The changes in student attitudes and behavior are not accidental. Today’s university students are a product of a government school system, which teaches them that modern society (including its political, economic and even its cultural components) is too complex to be understood by the average citizen and its direction must be entrusted to professionals and experts. They are taught according to an increasingly uniform national curriculum that belittles non-conformity and drums into their heads the primacy of multiculturalism, global climate change, egalitarianism, central planning, secularism and the illegitimacy of any exceptionalism – American or otherwise. Finally, they are imbued with the idea that their highest objective should be to get credentialed and connected so that they can enter the Ruling Class so aptly described by Angelo Cordevilla in the American Spectator last summer.
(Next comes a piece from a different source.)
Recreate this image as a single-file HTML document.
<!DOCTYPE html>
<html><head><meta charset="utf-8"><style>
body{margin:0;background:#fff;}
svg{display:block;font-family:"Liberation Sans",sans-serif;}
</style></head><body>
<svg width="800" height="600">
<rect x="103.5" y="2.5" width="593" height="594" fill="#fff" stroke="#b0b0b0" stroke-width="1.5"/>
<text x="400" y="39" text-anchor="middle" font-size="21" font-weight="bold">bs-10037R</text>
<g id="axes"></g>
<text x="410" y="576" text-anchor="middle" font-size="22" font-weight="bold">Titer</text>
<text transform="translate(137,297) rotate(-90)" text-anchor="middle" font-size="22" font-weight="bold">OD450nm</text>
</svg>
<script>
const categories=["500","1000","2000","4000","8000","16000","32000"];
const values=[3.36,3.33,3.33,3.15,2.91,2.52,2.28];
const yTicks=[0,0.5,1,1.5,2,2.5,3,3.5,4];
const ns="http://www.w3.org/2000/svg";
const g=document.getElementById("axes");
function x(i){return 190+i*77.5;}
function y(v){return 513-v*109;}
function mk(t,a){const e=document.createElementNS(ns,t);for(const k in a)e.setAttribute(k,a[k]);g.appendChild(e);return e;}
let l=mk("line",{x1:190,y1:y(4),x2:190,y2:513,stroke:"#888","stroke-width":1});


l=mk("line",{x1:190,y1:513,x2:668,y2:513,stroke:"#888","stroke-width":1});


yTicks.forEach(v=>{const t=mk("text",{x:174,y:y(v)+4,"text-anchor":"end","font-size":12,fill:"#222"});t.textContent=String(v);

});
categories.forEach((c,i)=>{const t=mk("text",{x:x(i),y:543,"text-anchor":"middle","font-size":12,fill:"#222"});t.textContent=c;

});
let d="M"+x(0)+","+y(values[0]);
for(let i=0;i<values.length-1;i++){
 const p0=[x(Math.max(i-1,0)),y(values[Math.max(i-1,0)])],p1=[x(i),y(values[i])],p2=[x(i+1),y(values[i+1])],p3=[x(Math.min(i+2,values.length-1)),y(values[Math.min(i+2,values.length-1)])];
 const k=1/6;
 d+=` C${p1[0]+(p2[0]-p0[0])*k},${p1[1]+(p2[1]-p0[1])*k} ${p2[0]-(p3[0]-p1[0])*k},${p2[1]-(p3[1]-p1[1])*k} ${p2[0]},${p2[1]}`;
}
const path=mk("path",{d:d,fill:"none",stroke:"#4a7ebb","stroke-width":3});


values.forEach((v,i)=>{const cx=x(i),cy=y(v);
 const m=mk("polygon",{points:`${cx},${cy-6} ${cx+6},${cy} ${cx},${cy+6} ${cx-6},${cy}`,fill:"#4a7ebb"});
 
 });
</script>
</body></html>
They are also a product of a society that reinforces the baneful lessons they are taught in school; a society in which: lack of feasance to the prevailing wisdom is punished by marginalization and scorn; morals are relative and no value system is more worthy than any other; deference to professional authority is encouraged and individual curiosity, initiative and responsibility is demeaned; and respect is due to those who help one to gain entry to the Ruling Class, while contempt is reserved for those who stand in one’s way.
It does not augur well. While I suspect that many of today’s students will make good managers, bureaucrats and competent engineers and scientists, I wonder how many Mark Zuckerbergs or Sergei Brins we shall produce.